Regional
DRC: Who will be held accountable for hate speech?
Congolese
officials are using hate speech to incite violence against Congolese
Kinyarwanda speaking people, precisely the Tutsi Congolese community. Its scale
and impact has led to the torturing and killing of many Congolese Tutsi. In
DRC, hate speech is amplified by new information communication technologies,
including social media.
Speaking
on the International Day for Countering Hate Speech, on June 18, UN Secretary
General Antonio Guterres, said: “Hate speech incites violence, undermines
diversity and social cohesion, and threatens the common values and principles
that bind us together. It promotes racism, xenophobia and misogyny; it
dehumanizes individuals and communities; and it has a serious impact on our
efforts to promote peace and security, human rights and sustainable
development.”
His
statement properly reflected the current situation in DRC.
Following
accusations by the DRC Government that Rwanda supports the M23 rebels, hate
speech against the Congolese Tutsi escalated.
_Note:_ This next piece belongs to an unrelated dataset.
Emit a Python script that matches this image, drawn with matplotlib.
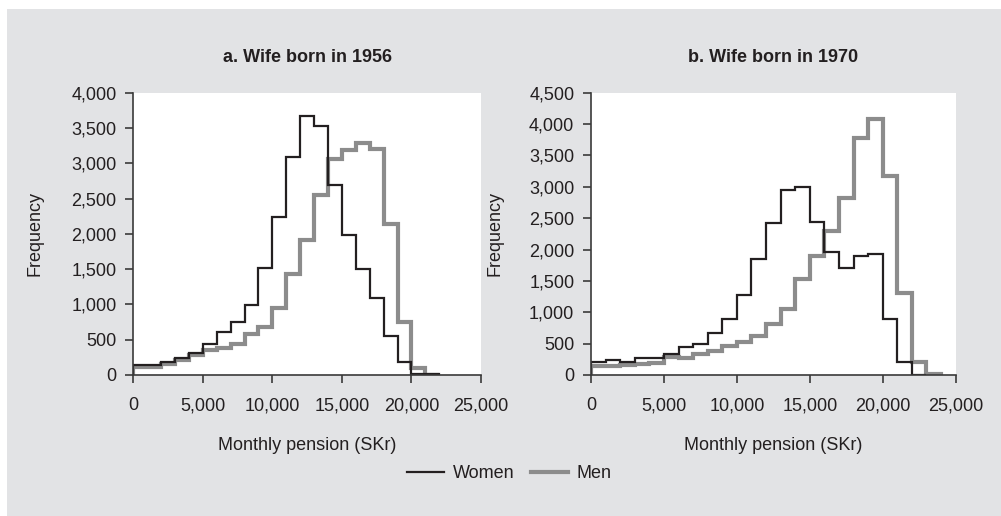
import numpy as np
import matplotlib
matplotlib.use("Agg")
import matplotlib.pyplot as plt
from matplotlib.patches import Rectangle
from matplotlib.ticker import FuncFormatter, MultipleLocator

plt.rcParams['font.family'] = ['Liberation Sans', 'DejaVu Sans']

# frequencies per 1,000 SKr bin, starting at 0
women_1956 = [140, 135, 179, 245, 311, 439, 604, 745, 995, 1509, 2245, 3094,
              3670, 3524, 2698, 1986, 1500, 1085, 557, 179, 20, 10]
men_1956 = [108, 118, 155, 212, 283, 354, 387, 434, 580, 684, 953, 1425,
            1906, 2557, 3057, 3184, 3288, 3203, 2137, 745, 94, 5]
women_1970 = [212, 234, 212, 271, 271, 335, 446, 489, 664, 887, 1280, 1849,
              2423, 2949, 2991, 2439, 1955, 1711, 1891, 1934, 887, 202, 0]
men_1970 = [149, 149, 160, 175, 186, 287, 276, 335, 383, 468, 531, 622,
            813, 1057, 1525, 1902, 2290, 2816, 3783, 4080, 3167, 1307, 212, 10]

titles = ["a. Wife born in 1956", "b. Wife born in 1970"]
ymax = [4000, 4500]
bin_width = 1000

txt = '#231f20'
grey = '#8c8c8c'
bg = '#e2e3e5'

fig = plt.figure(figsize=(10.01, 5.16), dpi=100, facecolor='white')
fig.patches.append(Rectangle((7 / 1001, 0), 1, 1 - 9 / 516, transform=fig.transFigure,
                             facecolor=bg, edgecolor='none', zorder=-10))

ax1 = fig.add_axes([0.1332, 0.2733, 0.3473, 0.547])
ax2 = fig.add_axes([0.5904, 0.2733, 0.3643, 0.547])

panels = [(ax1, women_1956, men_1956), (ax2, women_1970, men_1970)]
for i, (ax, w, m) in enumerate(panels):
    ax.set_facecolor('white')
    edges_m = np.arange(len(m) + 1) * bin_width
    edges_w = np.arange(len(w) + 1) * bin_width
    ax.stairs(m, edges_m, color=grey, linewidth=3.0, label='Men')
    ax.stairs(w, edges_w, color=txt, linewidth=1.6, label='Women')

    ax.set_xlim(0, 25000)
    ax.set_ylim(0, ymax[i])
    ax.xaxis.set_major_locator(MultipleLocator(5000))
    ax.yaxis.set_major_locator(MultipleLocator(500))
    fmt = FuncFormatter(lambda v, p: f"{int(v):,}")
    ax.xaxis.set_major_formatter(fmt)
    ax.yaxis.set_major_formatter(fmt)

    for s in ['top', 'right']:
        ax.spines[s].set_visible(False)
    for s in ['left', 'bottom']:
        ax.spines[s].set_color('#3a3a3a')
        ax.spines[s].set_linewidth(1.2)
    ax.tick_params(axis='both', direction='out', length=6, width=1.2,
                   color='#3a3a3a', labelsize=13, labelcolor=txt)
    ax.tick_params(axis='x', pad=10)
    ax.tick_params(axis='y', pad=6)

    ax.set_ylabel('Frequency', fontsize=13, color=txt)
    ax.set_xlabel('Monthly pension (SKr)', fontsize=13, color=txt)
    ax.xaxis.set_label_coords(0.5, -0.2196)
    ax.text(0.5, 1.126, titles[i], transform=ax.transAxes, ha='center', va='center',
            fontsize=13, fontweight='bold', color=txt)

ax1.yaxis.set_label_coords(-0.257, 0.5)
ax2.yaxis.set_label_coords(-0.241, 0.5)

h, l = ax1.get_legend_handles_labels()
from matplotlib.lines import Line2D
handles = [Line2D([], [], color=txt, linewidth=1.6), Line2D([], [], color=grey, linewidth=3.0)]
fig.legend(handles, ['Women', 'Men'], loc='center', bbox_to_anchor=(0.509, 0.0814),
           ncol=2, frameon=False, fontsize=13, handlelength=2.05, handletextpad=0.48,
           columnspacing=0.92, labelcolor=txt)

fig.savefig('out.png', dpi=100, facecolor=fig.get_facecolor())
It was pumped up by low and
senior political figures, officers in the Congolese army, or FARDC, the
country’s police force, as well as opinion and religious leaders.
They
all called for the assassination of Congolese Tutsi. They asked Congolese to
arm themselves with local weapons. The Congolese Tutsi, who form the M23
rebellion, were dehumanized. It was just a replay of what transpired in Rwanda,
back in 1994, when the Genocide against the Tutsi unfolded.
Hate
speech against the Tutsi in DRC is not new. In 1998, Abdulaye Yerodia who was
the director of cabinet of then President Laurent Desiré Kabila, publicly
encouraged the population to kill the Tutsi. He qualified the Tutsi as
“vermin”, on national television. Many Tutsi were killed in Kinshasa. Hundreds
were thrown, wounded and alive, into the river Congo, on camera. The shocking
footage can still be found on the Internet.
In
the build-up to the 1994 Genocide against the Tutsi, there was a campaign to brand
the Tutsi as snakes. The public was hoodwinked to equate the Tutsi to poisonous snakes that had to be
killed.
The
Provincial Commissioner of the Congolese National Police in North Kivu
Province, Gen. Aba Van Ang, was filmed on May 26, 2022, briefing hundreds of
police officers and instructing them to ready their families to combat ‘the
enemy’ by obtaining machetes and other traditional weapons.
Shops
and other small businesses belonging to people identified as ‘Rwandan’ became
immediate targets of attacks and looting, particularly in Goma, Bukavu and
Kinshasa.
A
video on social media showed Jules Kalubi of president Felix Tshisekedi’s UDPS
party calling on his fellow citizens to attack the ‘Rwandans’ of Kinshasa. In
this video, he presented a list of places in Kinshasa where ‘Rwandans’ can be
found. He also explained that to recognize a Rwandan, you have to observe the
“long nose”. This is part of stigmatization and discrimination.
On
June 14, in Kisangani, a Lieutenant Colonel of the FARDC was attacked and
molested by military and police officers. This was racial profiling.
On
June 15, at the call of the Coordination of the Civil Society in Goma,
thousands of people demonstrated to support the FARDC and denounced the
“Rwanda’s aggression”. During these demonstrations, scenes of looting of stores
belonging to the Congolese Rwandophones were reported. On some streets of the
city, demonstrators stopped vehicles searching and asking for identity cards of
occupants. The hunt was on for Rwandophones. Some were found and killed.
On
the same day, during demonstrations organized by the LUCHA (Civil Society
Organization working in Goma), participants sang songs asking the «Rwandans» to
return home. Again, that day, a member of the Union Sacrée in the National
Assembly, during a session broadcasted on national television, said that the
National Assembly was infiltrated by ‘Rwandans’.
On
June 17, galvanized by the Congolese government’s accusation of Rwanda as
supporting the M23, a FARDC soldier crossed to Rwanda and opened fire on
Rwandan police officers at the Goma-Gisenyi border, injuring one. He ended up
being shot dead in the defence of civilians.
On
June 6, Pastor Gode Mpoy, a Member of Kinshasa’s Provincial Parliament and
former President of the Provincial Assembly of Kinshasa, addressing his church
followers, in Bandalungwa-Kinshasa, compared Rwandans to the devil and declared
that the only solution to the problem of Rwandans is to attack and raze Rwanda.
There
is even a more, including a horrible case of cannibalism where people went
beyond hate and killing, to eating bodies of the Tutsi.
“Hatred
is a danger to everyone – and so fighting it must be a job for everyone,” said
Guterres. To the contrary, hate speech is being spread in DRC, where the UN has
the biggest contingent of more than 20,000 peacekeepers.